The lawsuits involve different properties but similar types of properties and investments, Benson said.
The suit involves a series of trades made between May and July 2008 whereby Credit Suisse agreed to buy parts of commercial loans with a face value of more than $78 million, and Highland hasn’t paid the amounts owed on the loans or interest, according to the suit.
Highland Capital Management declined to comment on both suits, Stefan Prelog of Walek & Associates, which handles media inquiries for the company, said in an e-mail.
Former timber baron Tim Blixseth and his ex-wife, Edra Blixseth, founded the Yellowstone Club, near Big Sky, Montana, in 2000 as a ski resort for millionaires looking for vacation homes. Members paid a combined total of $205 million for 72 properties in 2005 alone.
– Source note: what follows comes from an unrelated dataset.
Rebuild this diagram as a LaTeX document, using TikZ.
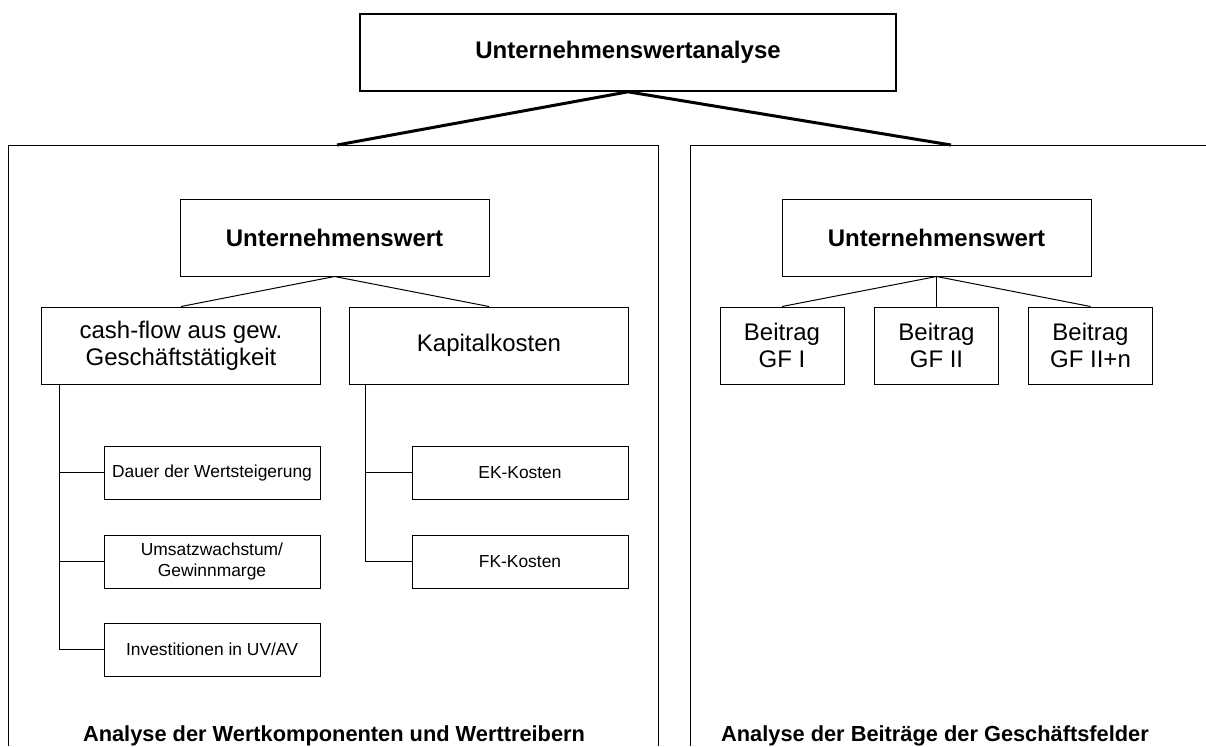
\documentclass[tikz,border=0pt]{standalone}
\usepackage{fontspec}
\setmainfont{Liberation Sans}
\usetikzlibrary{positioning}
\tikzset{
    box/.style = {rectangle, draw=black, line width=0.5pt, align=center, inner sep=0pt,
                  font=\fontsize{12}{13.5}\selectfont},
    boxtop/.style = {box, line width=0.8pt, minimum width=268pt, minimum height=38.5pt, font=\fontsize{12}{13.5}\selectfont\bfseries},
    boxuw/.style = {box, minimum width=154.5pt, minimum height=38.5pt, font=\fontsize{12}{13.5}\selectfont\bfseries},
    boxmid/.style = {box, minimum width=139.5pt, minimum height=38.5pt},
    boxgf/.style = {box, minimum width=62pt, minimum height=38.5pt},
    boxsmall/.style = {box, minimum width=108pt, minimum height=26.5pt, font=\fontsize{8.7}{10.5}\selectfont},
    panel/.style = {draw=black, line width=0.5pt},
    edgeb/.style = {line width=1.5pt, black},
    edgen/.style = {line width=0.5pt, black},
    caption/.style = {font=\fontsize{10.9}{12}\selectfont\bfseries, inner sep=0pt}
}
\begin{document}
\begin{tikzpicture}[x=0.5pt,y=-0.5pt]
\useasboundingbox (0,0) rectangle (1206,746);
%
\node[boxtop] at (628,52.5) (top) {Unternehmenswertanalyse};
\coordinate (lp) at (337,145);
\coordinate (rp) at (951,145);
\draw[panel] (8,746) -- (8,145) -- (658,145) -- (658,746);
\draw[panel] (690,746) -- (690,145) -- (1206,145);
%
% left panel
\node[boxuw] at (334.5,237.5) (uwl) {Unternehmenswert};
\node[boxmid] at (181,345.5) (cf) {cash-flow aus gew.\\Geschäftstätigkeit};
\node[boxmid] at (489,345.5) (kk) {Kapitalkosten};
\node[boxsmall] at (212,472.5) (dauer) {Dauer der Wertsteigerung};
\node[boxsmall] at (212,561.5) (umsatz) {Umsatzwachstum/\\Gewinnmarge};
\node[boxsmall] at (212,649.5) (inv) {Investitionen in UV/AV};
\node[boxsmall] at (520,472.5) (ek) {EK-Kosten};
\node[boxsmall] at (520,561.5) (fk) {FK-Kosten};
\node[caption] at (334,736) (capl) {Analyse der Wertkomponenten und Werttreibern};
%
% right panel
\node[boxuw] at (936.5,237.5) (uwr) {Unternehmenswert};
\node[boxgf] at (782,345.5) (gf1) {Beitrag\\GF I};
\node[boxgf] at (936.5,345.5) (gf2) {Beitrag\\GF II};
\node[boxgf] at (1090.5,345.5) (gf3) {Beitrag\\GF II+n};
\node[caption] at (935,736) (capr) {Analyse der Beiträge der Geschäftsfelder};
%
\draw[edgeb] (lp) -- (top.south) -- (rp);
\draw[edgen] (cf.north) -- (uwl.south) -- (kk.north);
\draw[edgen] (gf1.north) -- (uwr.south) -- (gf3.north);
\draw[edgen] (uwr.south) -- (gf2.north);
\draw[edgen] ([xshift=9.25pt]cf.south west) |- (dauer.west);
\draw[edgen] ([xshift=9.25pt]cf.south west) |- (umsatz.west);
\draw[edgen] ([xshift=9.25pt]cf.south west) |- (inv.west);
\draw[edgen] ([xshift=8pt]kk.south west) |- (ek.west);
\draw[edgen] ([xshift=8pt]kk.south west) |- (fk.west);
\end{tikzpicture}
\end{document}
The couple took cash for their personal use from a $375 million loan arranged by Credit Suisse that year, according to a court ruling by U.S. Bankruptcy Judge Ralph B. Kirscher in Montana. Finances at the club deteriorated thereafter, and the club eventually went bankrupt, Kirscher found.
Sam Byrne’s buyout firm, Boston-based CrossHarbor Capital Partners LLC, acquired the club out of bankruptcy for $115 million in 2009. Members include Microsoft Corp. Chairman Bill Gates and singer Justin Timberlake, and prices range from more than $2 million for a condominium to $18 million for a 350-acre ranch.
The cases are Allenby LLC v. Credit Suisse AG, 652491/2013; and Credit Suisse Loan Funding LLC v. Highland Crusader Offshore Partners LLP, 652492/2013, New York State Supreme Court, New York County (Manhattan).